Wednesday, 10 October 2007 - 09:00 - 10:00
by Dimitri Papadimitriou, Alcatel-Lucent, Belgium
Abstract: MPLS was designed as a Layer 3 forwarding paradigm. After a period where MPLS in-band OAM functionality has been nearly totally ignored, MPLS OAM and related techniques are currently taking the opposite direction. Henceforth, we assist to a progressive overload of the MPLS OAM functionality and related mechanisms. In turn, networks are becoming more complex to configure, operate and maintain; thus, MPLS OAM is inducing the inverse result from the initial objective (simplify network operations).
This paper will trace back the steps that lead from no OAM consideration until the current situation for IP/MPLS networks and provide an analytical overview of the MPLS OAM techniques. This paper will analyze where and when OAM mechanisms can be valuable in IP/MPLS network resiliency operations.

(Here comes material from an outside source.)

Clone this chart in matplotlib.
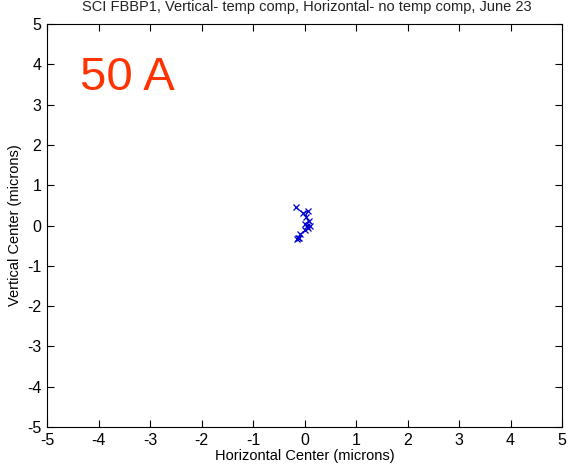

For this purpose, quantitative estimations on OAM performance vs resiliency, robustness and scalability objectives will be presented.
From this analysis, techniques for combining adequately OAM functionality will be illustrated on representative examples.
Biography: Dimitri Papadimitriou joined the Alcatel CTO in 2000 as Expert Research Engineer the Network Architecture team of the Central Research Center (CRC) where he was in charge of the packet/optical networking architecture. In 2004, he joined the Packet-Transport Infrastructure (PTI) team of the Research and Innovation (R&I) of the Alcatel Corporate CTO department. Since 2006, he works for the Network Strategy Group (NSG) of the Alcatel Corporate CTO, as Network Strategy Director where he is in charge of the carrier grade packet technonologies and network architecture. His current areas of investigation are focused on IP and Ethernet networks including routing, traffic engineering and QoS mechanisms. He authored various technical papers on routing and recovery techniques for packet / multi-layer networks. He is also actively involved in the standardization activities of the IETF Routing Area. Dimitri Papadimitriou is a Distinguished Member of the Alcatel Technical Academy (ALTA).